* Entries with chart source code
** BEGIN **

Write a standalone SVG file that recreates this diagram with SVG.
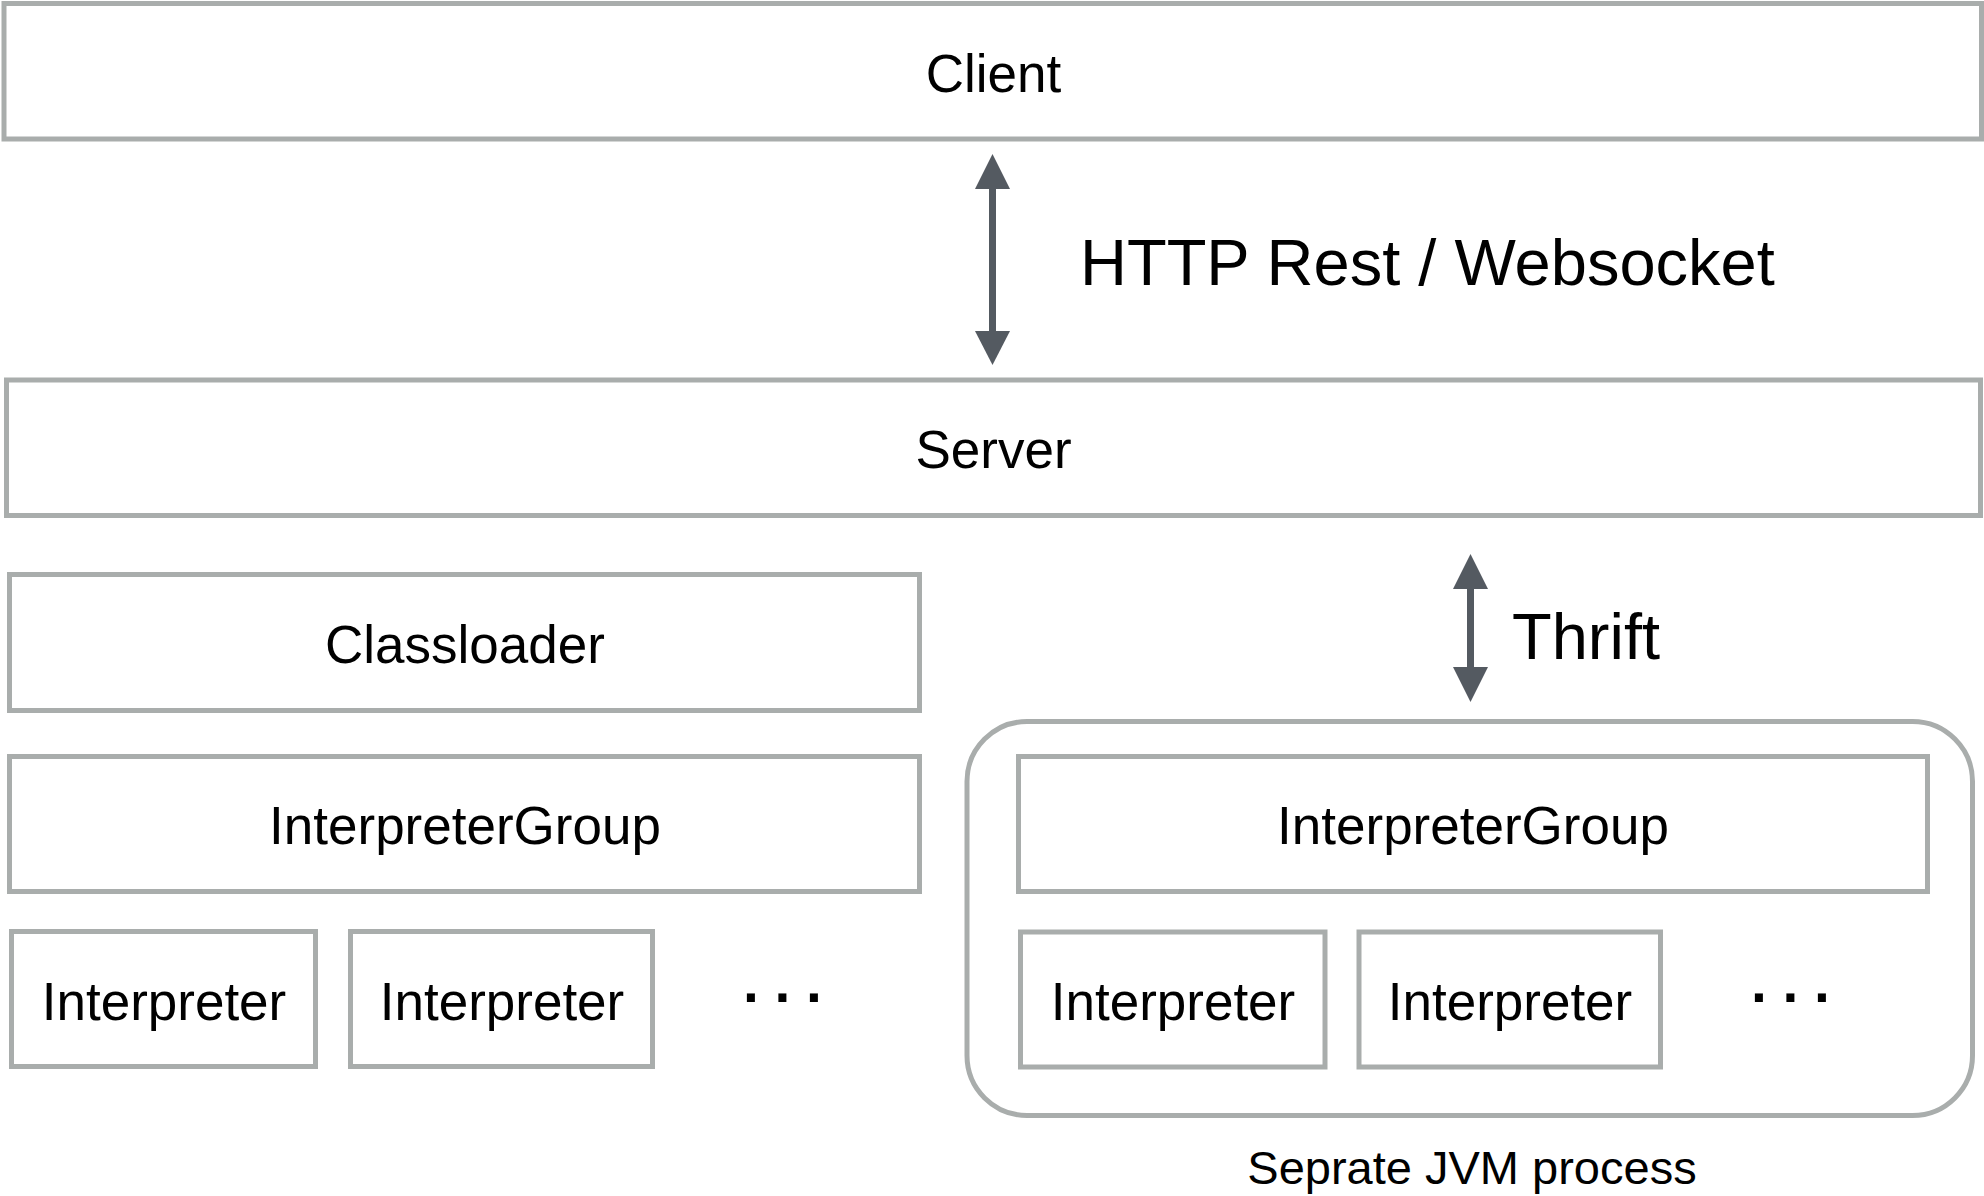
<svg xmlns="http://www.w3.org/2000/svg" width="1984" height="1196" viewBox="0 0 1984 1196">
  <style>
    .box { fill: #ffffff; stroke: #a9adac; stroke-width: 5; }
    .label { font-family: "Liberation Sans", Arial, sans-serif; font-size: 53px; fill: #000000; text-anchor: middle; }
    .big { font-family: "Liberation Sans", Arial, sans-serif; font-size: 65px; fill: #000000; }
    .dots { font-family: "Liberation Sans", Arial, sans-serif; font-size: 57px; font-weight: bold; fill: #000000; letter-spacing: 15.7px; }
    .link { stroke: #545a61; stroke-width: 7; fill: none; }
    .head { fill: #545a61; }
  </style>
  <rect width="1984" height="1196" fill="#ffffff"/>

  <!-- Top tier -->
  <g id="client">
    <rect class="box" x="4" y="3.5" width="1977.5" height="135.5"/>
    <text class="label" x="993.5" y="92">Client</text>
  </g>
  <g id="server">
    <rect class="box" x="6.5" y="380" width="1974" height="135.5"/>
    <text class="label" x="993.5" y="468">Server</text>
  </g>

  <!-- In-process interpreters -->
  <g id="classloader">
    <rect class="box" x="9.5" y="574.5" width="910" height="136"/>
    <text class="label" x="465" y="663">Classloader</text>
  </g>
  <g id="group-local">
    <rect class="box" x="9.5" y="756.5" width="910" height="135"/>
    <text class="label" x="465" y="844">InterpreterGroup</text>
  </g>
  <g id="interp-local-1">
    <rect class="box" x="11.5" y="931.5" width="304" height="135"/>
    <text class="label" x="164" y="1020">Interpreter</text>
  </g>
  <g id="interp-local-2">
    <rect class="box" x="350.5" y="931.5" width="302" height="135"/>
    <text class="label" x="502" y="1020">Interpreter</text>
  </g>
  <g id="more-local">
    <text class="dots" x="743" y="1002">...</text>
  </g>

  <!-- Remote interpreter process -->
  <g id="jvm-process">
    <rect class="box" x="967" y="721.5" width="1005.5" height="394" rx="60" ry="60"/>
    <text class="label" x="1472" y="1184" style="font-size:47px">Seprate JVM process</text>
  </g>
  <g id="group-remote">
    <rect class="box" x="1018.5" y="756.5" width="909" height="135"/>
    <text class="label" x="1473" y="844">InterpreterGroup</text>
  </g>
  <g id="interp-remote-1">
    <rect class="box" x="1020.5" y="932" width="304.5" height="135"/>
    <text class="label" x="1173" y="1020">Interpreter</text>
  </g>
  <g id="interp-remote-2">
    <rect class="box" x="1359" y="932" width="301.5" height="135"/>
    <text class="label" x="1510" y="1020">Interpreter</text>
  </g>
  <g id="more-remote">
    <text class="dots" x="1751" y="1002">...</text>
  </g>

  <!-- Connectors -->
  <g id="connectors">
    <g id="http">
      <line class="link" x1="992.5" y1="185" x2="992.5" y2="335"/>
      <polygon class="head" points="992.5,154 975,189 1010,189"/>
      <polygon class="head" points="992.5,365 975,331 1010,331"/>
      <text class="big" x="1080" y="285">HTTP Rest / Websocket</text>
    </g>
    <g id="thrift">
      <line class="link" x1="1470.5" y1="585" x2="1470.5" y2="671"/>
      <polygon class="head" points="1470.5,554 1453,589 1488,589"/>
      <polygon class="head" points="1470.5,702 1453,667 1488,667"/>
      <text class="big" x="1512" y="659">Thrift</text>
    </g>
  </g>
</svg>
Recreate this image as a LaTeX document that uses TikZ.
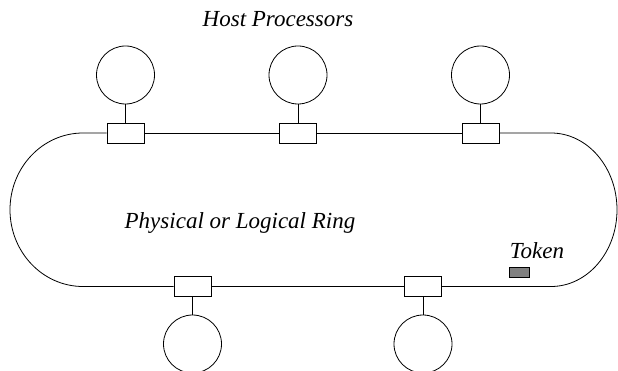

** END **

* Objective
Leave out the pictures and output every record above precisely as given.

* Reply
Write a standalone SVG file that recreates this diagram with SVG.
<svg xmlns="http://www.w3.org/2000/svg" width="1984" height="1196" viewBox="0 0 1984 1196">
  <style>
    .box { fill: #ffffff; stroke: #a9adac; stroke-width: 5; }
    .label { font-family: "Liberation Sans", Arial, sans-serif; font-size: 53px; fill: #000000; text-anchor: middle; }
    .big { font-family: "Liberation Sans", Arial, sans-serif; font-size: 65px; fill: #000000; }
    .dots { font-family: "Liberation Sans", Arial, sans-serif; font-size: 57px; font-weight: bold; fill: #000000; letter-spacing: 15.7px; }
    .link { stroke: #545a61; stroke-width: 7; fill: none; }
    .head { fill: #545a61; }
  </style>
  <rect width="1984" height="1196" fill="#ffffff"/>

  <!-- Top tier -->
  <g id="client">
    <rect class="box" x="4" y="3.5" width="1977.5" height="135.5"/>
    <text class="label" x="993.5" y="92">Client</text>
  </g>
  <g id="server">
    <rect class="box" x="6.5" y="380" width="1974" height="135.5"/>
    <text class="label" x="993.5" y="468">Server</text>
  </g>

  <!-- In-process interpreters -->
  <g id="classloader">
    <rect class="box" x="9.5" y="574.5" width="910" height="136"/>
    <text class="label" x="465" y="663">Classloader</text>
  </g>
  <g id="group-local">
    <rect class="box" x="9.5" y="756.5" width="910" height="135"/>
    <text class="label" x="465" y="844">InterpreterGroup</text>
  </g>
  <g id="interp-local-1">
    <rect class="box" x="11.5" y="931.5" width="304" height="135"/>
    <text class="label" x="164" y="1020">Interpreter</text>
  </g>
  <g id="interp-local-2">
    <rect class="box" x="350.5" y="931.5" width="302" height="135"/>
    <text class="label" x="502" y="1020">Interpreter</text>
  </g>
  <g id="more-local">
    <text class="dots" x="743" y="1002">...</text>
  </g>

  <!-- Remote interpreter process -->
  <g id="jvm-process">
    <rect class="box" x="967" y="721.5" width="1005.5" height="394" rx="60" ry="60"/>
    <text class="label" x="1472" y="1184" style="font-size:47px">Seprate JVM process</text>
  </g>
  <g id="group-remote">
    <rect class="box" x="1018.5" y="756.5" width="909" height="135"/>
    <text class="label" x="1473" y="844">InterpreterGroup</text>
  </g>
  <g id="interp-remote-1">
    <rect class="box" x="1020.5" y="932" width="304.5" height="135"/>
    <text class="label" x="1173" y="1020">Interpreter</text>
  </g>
  <g id="interp-remote-2">
    <rect class="box" x="1359" y="932" width="301.5" height="135"/>
    <text class="label" x="1510" y="1020">Interpreter</text>
  </g>
  <g id="more-remote">
    <text class="dots" x="1751" y="1002">...</text>
  </g>

  <!-- Connectors -->
  <g id="connectors">
    <g id="http">
      <line class="link" x1="992.5" y1="185" x2="992.5" y2="335"/>
      <polygon class="head" points="992.5,154 975,189 1010,189"/>
      <polygon class="head" points="992.5,365 975,331 1010,331"/>
      <text class="big" x="1080" y="285">HTTP Rest / Websocket</text>
    </g>
    <g id="thrift">
      <line class="link" x1="1470.5" y1="585" x2="1470.5" y2="671"/>
      <polygon class="head" points="1470.5,554 1453,589 1488,589"/>
      <polygon class="head" points="1470.5,702 1453,667 1488,667"/>
      <text class="big" x="1512" y="659">Thrift</text>
    </g>
  </g>
</svg>
Recreate this image as a LaTeX document that uses TikZ.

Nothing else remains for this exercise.